▶ _Goal of the exercise_
Start at the line containing "Rebuild this chart", stop at the line containing "ertraege_2011 = [61.9]", and set down every line in that stretch exactly as written, and nothing else.

Charts and diagrams as code
• • • • •

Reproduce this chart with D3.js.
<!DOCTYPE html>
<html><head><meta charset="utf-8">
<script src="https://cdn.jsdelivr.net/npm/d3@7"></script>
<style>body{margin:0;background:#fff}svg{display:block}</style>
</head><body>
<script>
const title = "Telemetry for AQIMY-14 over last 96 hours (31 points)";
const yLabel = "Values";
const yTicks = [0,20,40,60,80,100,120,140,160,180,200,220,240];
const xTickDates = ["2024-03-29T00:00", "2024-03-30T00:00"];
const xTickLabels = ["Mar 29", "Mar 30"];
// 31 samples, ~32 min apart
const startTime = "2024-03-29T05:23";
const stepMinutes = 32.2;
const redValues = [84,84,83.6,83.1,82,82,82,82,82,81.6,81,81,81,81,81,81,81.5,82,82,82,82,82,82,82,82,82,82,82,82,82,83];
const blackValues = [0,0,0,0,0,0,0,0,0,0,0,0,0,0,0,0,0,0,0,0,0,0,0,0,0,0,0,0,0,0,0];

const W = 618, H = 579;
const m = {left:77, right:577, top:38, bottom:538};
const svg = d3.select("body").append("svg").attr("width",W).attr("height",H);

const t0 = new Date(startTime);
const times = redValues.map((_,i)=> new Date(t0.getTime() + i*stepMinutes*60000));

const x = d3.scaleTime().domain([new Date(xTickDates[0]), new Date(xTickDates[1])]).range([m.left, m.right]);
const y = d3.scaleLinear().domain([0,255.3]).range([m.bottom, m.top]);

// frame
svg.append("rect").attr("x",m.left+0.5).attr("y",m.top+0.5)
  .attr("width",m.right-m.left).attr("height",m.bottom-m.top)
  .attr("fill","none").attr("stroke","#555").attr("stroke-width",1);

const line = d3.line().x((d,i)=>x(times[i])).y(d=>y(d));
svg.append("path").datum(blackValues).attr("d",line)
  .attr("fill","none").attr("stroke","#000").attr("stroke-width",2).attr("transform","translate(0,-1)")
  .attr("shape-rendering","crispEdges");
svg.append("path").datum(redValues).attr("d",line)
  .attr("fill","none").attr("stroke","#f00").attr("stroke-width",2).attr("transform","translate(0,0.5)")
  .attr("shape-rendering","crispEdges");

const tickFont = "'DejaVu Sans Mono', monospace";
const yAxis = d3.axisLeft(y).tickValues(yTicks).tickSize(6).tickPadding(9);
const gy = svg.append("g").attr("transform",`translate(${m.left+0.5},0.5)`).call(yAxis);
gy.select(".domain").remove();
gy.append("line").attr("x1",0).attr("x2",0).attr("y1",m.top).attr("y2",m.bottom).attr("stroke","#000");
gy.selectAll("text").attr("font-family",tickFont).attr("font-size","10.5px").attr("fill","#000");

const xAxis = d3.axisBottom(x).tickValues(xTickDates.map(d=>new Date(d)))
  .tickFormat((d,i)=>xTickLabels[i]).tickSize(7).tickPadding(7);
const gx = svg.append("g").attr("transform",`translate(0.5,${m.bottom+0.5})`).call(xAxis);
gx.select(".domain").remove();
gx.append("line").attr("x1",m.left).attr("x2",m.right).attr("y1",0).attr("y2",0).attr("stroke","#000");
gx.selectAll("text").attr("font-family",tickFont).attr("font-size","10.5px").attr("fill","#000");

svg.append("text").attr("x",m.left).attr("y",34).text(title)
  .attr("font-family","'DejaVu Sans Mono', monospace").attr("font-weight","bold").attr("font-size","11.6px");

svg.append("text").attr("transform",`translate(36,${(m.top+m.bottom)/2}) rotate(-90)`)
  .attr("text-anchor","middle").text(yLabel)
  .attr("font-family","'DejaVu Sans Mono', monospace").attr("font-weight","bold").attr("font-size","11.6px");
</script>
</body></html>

• • • • •

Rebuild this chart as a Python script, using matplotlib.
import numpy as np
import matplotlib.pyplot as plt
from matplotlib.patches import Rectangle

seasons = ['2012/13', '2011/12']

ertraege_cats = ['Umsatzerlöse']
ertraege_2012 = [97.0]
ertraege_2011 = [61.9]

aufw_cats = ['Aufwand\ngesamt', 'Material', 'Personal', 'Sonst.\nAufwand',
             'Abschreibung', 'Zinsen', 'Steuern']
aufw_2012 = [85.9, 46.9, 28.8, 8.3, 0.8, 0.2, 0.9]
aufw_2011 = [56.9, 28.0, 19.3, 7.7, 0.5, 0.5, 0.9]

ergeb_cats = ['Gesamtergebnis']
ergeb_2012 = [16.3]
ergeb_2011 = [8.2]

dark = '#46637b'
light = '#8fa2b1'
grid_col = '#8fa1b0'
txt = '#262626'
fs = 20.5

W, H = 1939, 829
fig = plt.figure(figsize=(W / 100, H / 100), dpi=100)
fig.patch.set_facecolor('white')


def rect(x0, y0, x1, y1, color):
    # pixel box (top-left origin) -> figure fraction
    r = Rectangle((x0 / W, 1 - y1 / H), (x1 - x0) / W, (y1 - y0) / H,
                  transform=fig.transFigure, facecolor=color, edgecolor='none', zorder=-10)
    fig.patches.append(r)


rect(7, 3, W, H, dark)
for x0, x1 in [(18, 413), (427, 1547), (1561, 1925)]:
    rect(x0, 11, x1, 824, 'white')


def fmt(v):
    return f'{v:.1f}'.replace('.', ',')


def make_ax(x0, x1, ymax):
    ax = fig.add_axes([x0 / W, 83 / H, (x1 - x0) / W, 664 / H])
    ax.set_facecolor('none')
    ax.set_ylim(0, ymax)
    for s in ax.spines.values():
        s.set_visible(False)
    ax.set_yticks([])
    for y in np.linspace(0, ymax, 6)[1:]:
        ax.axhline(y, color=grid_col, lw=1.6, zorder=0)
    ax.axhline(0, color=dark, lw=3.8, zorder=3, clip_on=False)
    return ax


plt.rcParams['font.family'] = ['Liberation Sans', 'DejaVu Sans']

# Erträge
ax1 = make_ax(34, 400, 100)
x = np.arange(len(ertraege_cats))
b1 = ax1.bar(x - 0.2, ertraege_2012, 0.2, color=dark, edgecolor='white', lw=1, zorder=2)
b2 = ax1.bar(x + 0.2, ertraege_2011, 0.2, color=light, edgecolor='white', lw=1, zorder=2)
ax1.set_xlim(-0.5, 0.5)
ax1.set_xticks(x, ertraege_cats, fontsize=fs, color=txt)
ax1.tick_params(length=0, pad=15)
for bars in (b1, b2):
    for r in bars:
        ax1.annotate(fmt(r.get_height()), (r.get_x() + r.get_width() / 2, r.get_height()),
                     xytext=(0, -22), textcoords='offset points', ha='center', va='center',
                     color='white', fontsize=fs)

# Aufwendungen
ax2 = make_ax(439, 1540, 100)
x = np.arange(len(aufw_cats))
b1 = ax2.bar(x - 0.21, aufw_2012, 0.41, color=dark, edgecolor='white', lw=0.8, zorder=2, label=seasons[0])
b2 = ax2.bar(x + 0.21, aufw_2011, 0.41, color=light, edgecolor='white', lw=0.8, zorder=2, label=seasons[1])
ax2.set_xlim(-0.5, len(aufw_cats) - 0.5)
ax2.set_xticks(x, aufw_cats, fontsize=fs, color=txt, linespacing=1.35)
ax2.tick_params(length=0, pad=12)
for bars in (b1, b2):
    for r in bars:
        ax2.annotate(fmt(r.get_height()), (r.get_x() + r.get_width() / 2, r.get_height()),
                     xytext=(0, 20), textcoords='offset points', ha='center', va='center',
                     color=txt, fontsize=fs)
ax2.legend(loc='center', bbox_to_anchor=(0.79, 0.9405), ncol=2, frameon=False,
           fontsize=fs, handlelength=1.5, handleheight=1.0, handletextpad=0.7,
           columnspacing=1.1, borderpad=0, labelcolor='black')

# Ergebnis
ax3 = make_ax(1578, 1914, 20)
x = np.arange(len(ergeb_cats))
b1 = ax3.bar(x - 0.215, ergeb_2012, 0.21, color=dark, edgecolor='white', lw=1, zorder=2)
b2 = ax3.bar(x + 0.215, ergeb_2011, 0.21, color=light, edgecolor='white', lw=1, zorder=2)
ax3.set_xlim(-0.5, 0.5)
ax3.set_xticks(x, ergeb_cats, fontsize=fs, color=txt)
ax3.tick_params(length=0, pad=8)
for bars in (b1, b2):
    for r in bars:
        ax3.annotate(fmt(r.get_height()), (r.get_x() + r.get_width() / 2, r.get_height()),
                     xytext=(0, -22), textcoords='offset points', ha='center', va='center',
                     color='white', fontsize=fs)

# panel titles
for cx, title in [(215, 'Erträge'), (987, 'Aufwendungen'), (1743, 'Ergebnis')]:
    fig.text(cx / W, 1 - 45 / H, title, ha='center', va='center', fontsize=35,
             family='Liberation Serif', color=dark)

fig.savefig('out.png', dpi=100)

• • • • •

▶ _Solution to this problem_
Rebuild this chart as a Python script, using matplotlib.
import numpy as np
import matplotlib.pyplot as plt
from matplotlib.patches import Rectangle

seasons = ['2012/13', '2011/12']

ertraege_cats = ['Umsatzerlöse']
ertraege_2012 = [97.0]
ertraege_2011 = [61.9]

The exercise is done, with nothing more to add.